Given problem: Repeat the listing below in full, exactly as it stands.

★ ★ ★ ★ ★

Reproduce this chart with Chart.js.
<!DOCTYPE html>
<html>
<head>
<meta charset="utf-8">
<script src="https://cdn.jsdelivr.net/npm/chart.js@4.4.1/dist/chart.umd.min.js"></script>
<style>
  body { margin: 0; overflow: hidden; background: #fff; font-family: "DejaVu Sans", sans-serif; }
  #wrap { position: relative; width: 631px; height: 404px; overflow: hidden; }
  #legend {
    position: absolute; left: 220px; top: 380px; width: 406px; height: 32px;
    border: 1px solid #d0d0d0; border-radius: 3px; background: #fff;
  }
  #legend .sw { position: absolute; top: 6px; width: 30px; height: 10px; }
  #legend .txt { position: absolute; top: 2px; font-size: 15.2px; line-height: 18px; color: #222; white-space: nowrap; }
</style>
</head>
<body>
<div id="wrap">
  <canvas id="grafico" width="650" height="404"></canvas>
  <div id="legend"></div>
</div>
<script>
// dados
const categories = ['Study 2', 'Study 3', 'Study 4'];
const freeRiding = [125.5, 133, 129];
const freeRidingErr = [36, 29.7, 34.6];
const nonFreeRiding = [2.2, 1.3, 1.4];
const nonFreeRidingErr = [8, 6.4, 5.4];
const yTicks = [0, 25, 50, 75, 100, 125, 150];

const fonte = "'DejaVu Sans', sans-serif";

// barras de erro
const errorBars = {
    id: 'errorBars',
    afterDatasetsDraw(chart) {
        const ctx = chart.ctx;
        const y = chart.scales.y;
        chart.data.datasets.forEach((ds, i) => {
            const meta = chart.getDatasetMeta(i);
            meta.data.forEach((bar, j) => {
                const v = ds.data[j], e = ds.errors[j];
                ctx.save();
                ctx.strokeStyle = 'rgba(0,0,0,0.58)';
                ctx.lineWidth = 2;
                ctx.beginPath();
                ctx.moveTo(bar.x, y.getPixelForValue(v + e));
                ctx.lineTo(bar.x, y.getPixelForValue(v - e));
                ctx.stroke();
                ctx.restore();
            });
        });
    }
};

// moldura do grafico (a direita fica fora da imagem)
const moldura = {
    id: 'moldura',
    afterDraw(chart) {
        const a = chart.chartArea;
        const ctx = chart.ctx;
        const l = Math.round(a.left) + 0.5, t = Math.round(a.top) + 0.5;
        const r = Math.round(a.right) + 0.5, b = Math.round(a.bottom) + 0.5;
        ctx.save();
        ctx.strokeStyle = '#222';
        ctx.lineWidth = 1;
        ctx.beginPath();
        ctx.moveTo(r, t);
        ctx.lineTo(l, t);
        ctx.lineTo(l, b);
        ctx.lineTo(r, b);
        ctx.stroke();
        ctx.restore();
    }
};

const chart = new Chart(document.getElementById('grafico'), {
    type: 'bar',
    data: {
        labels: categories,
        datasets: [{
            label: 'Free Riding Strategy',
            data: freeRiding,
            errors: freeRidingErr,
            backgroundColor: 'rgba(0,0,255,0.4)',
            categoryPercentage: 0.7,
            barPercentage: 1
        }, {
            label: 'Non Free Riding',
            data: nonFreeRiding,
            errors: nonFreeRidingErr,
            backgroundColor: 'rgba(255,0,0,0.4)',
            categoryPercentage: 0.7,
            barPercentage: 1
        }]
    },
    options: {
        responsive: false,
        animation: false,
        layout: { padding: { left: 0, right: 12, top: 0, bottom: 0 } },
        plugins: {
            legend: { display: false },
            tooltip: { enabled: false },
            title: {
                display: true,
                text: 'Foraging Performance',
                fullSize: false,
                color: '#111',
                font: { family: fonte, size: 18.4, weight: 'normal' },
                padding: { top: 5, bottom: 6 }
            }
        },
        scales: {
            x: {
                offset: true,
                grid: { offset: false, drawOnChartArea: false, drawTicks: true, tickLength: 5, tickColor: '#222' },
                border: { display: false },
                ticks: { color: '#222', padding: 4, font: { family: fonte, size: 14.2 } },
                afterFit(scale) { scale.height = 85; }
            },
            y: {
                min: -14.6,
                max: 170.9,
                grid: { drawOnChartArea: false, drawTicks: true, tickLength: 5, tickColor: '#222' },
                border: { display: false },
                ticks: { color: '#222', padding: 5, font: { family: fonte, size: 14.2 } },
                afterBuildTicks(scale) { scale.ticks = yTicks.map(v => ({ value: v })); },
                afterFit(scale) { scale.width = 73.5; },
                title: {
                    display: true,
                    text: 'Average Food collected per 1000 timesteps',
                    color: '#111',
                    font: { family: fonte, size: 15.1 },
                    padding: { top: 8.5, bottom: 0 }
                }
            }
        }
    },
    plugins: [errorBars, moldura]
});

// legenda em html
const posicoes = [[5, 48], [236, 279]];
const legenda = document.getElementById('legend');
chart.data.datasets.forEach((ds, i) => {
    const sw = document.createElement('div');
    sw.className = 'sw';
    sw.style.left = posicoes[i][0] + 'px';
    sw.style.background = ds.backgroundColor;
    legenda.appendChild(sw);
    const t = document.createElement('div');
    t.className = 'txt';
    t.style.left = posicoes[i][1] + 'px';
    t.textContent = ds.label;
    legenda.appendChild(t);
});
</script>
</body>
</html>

★ ★ ★ ★ ★

Solution for this task:
Reproduce this chart with Chart.js.
<!DOCTYPE html>
<html>
<head>
<meta charset="utf-8">
<script src="https://cdn.jsdelivr.net/npm/chart.js@4.4.1/dist/chart.umd.min.js"></script>
<style>
  body { margin: 0; overflow: hidden; background: #fff; font-family: "DejaVu Sans", sans-serif; }
  #wrap { position: relative; width: 631px; height: 404px; overflow: hidden; }
  #legend {
    position: absolute; left: 220px; top: 380px; width: 406px; height: 32px;
    border: 1px solid #d0d0d0; border-radius: 3px; background: #fff;
  }
  #legend .sw { position: absolute; top: 6px; width: 30px; height: 10px; }
  #legend .txt { position: absolute; top: 2px; font-size: 15.2px; line-height: 18px; color: #222; white-space: nowrap; }
</style>
</head>
<body>
<div id="wrap">
  <canvas id="grafico" width="650" height="404"></canvas>
  <div id="legend"></div>
</div>
<script>
// dados
const categories = ['Study 2', 'Study 3', 'Study 4'];
const freeRiding = [125.5, 133, 129];
const freeRidingErr = [36, 29.7, 34.6];
const nonFreeRiding = [2.2, 1.3, 1.4];
const nonFreeRidingErr = [8, 6.4, 5.4];
const yTicks = [0, 25, 50, 75, 100, 125, 150];

const fonte = "'DejaVu Sans', sans-serif";

// barras de erro
const errorBars = {
    id: 'errorBars',
    afterDatasetsDraw(chart) {
        const ctx = chart.ctx;
        const y = chart.scales.y;
        chart.data.datasets.forEach((ds, i) => {
            const meta = chart.getDatasetMeta(i);
            meta.data.forEach((bar, j) => {
                const v = ds.data[j], e = ds.errors[j];
                ctx.save();
                ctx.strokeStyle = 'rgba(0,0,0,0.58)';
                ctx.lineWidth = 2;
                ctx.beginPath();
                ctx.moveTo(bar.x, y.getPixelForValue(v + e));
                ctx.lineTo(bar.x, y.getPixelForValue(v - e));
                ctx.stroke();
                ctx.restore();
            });
        });
    }
};

// moldura do grafico (a direita fica fora da imagem)
const moldura = {
    id: 'moldura',
    afterDraw(chart) {
        const a = chart.chartArea;
        const ctx = chart.ctx;
        const l = Math.round(a.left) + 0.5, t = Math.round(a.top) + 0.5;
        const r = Math.round(a.right) + 0.5, b = Math.round(a.bottom) + 0.5;
        ctx.save();
        ctx.strokeStyle = '#222';
        ctx.lineWidth = 1;
        ctx.beginPath();
        ctx.moveTo(r, t);
        ctx.lineTo(l, t);
        ctx.lineTo(l, b);
        ctx.lineTo(r, b);
        ctx.stroke();
        ctx.restore();
    }
};

const chart = new Chart(document.getElementById('grafico'), {
    type: 'bar',
    data: {
        labels: categories,
        datasets: [{
            label: 'Free Riding Strategy',
            data: freeRiding,
            errors: freeRidingErr,
            backgroundColor: 'rgba(0,0,255,0.4)',
            categoryPercentage: 0.7,
            barPercentage: 1
        }, {
            label: 'Non Free Riding',
            data: nonFreeRiding,
            errors: nonFreeRidingErr,
            backgroundColor: 'rgba(255,0,0,0.4)',
            categoryPercentage: 0.7,
            barPercentage: 1
        }]
    },
    options: {
        responsive: false,
        animation: false,
        layout: { padding: { left: 0, right: 12, top: 0, bottom: 0 } },
        plugins: {
            legend: { display: false },
            tooltip: { enabled: false },
            title: {
                display: true,
                text: 'Foraging Performance',
                fullSize: false,
                color: '#111',
                font: { family: fonte, size: 18.4, weight: 'normal' },
                padding: { top: 5, bottom: 6 }
            }
        },
        scales: {
            x: {
                offset: true,
                grid: { offset: false, drawOnChartArea: false, drawTicks: true, tickLength: 5, tickColor: '#222' },
                border: { display: false },
                ticks: { color: '#222', padding: 4, font: { family: fonte, size: 14.2 } },
                afterFit(scale) { scale.height = 85; }
            },
            y: {
                min: -14.6,
                max: 170.9,
                grid: { drawOnChartArea: false, drawTicks: true, tickLength: 5, tickColor: '#222' },
                border: { display: false },
                ticks: { color: '#222', padding: 5, font: { family: fonte, size: 14.2 } },
                afterBuildTicks(scale) { scale.ticks = yTicks.map(v => ({ value: v })); },
                afterFit(scale) { scale.width = 73.5; },
                title: {
                    display: true,
                    text: 'Average Food collected per 1000 timesteps',
                    color: '#111',
                    font: { family: fonte, size: 15.1 },
                    padding: { top: 8.5, bottom: 0 }
                }
            }
        }
    },
    plugins: [errorBars, moldura]
});

// legenda em html
const posicoes = [[5, 48], [236, 279]];
const legenda = document.getElementById('legend');
chart.data.datasets.forEach((ds, i) => {
    const sw = document.createElement('div');
    sw.className = 'sw';
    sw.style.left = posicoes[i][0] + 'px';
    sw.style.background = ds.backgroundColor;
    legenda.appendChild(sw);
    const t = document.createElement('div');
    t.className = 'txt';
    t.style.left = posicoes[i][1] + 'px';
    t.textContent = ds.label;
    legenda.appendChild(t);
});
</script>
</body>
</html>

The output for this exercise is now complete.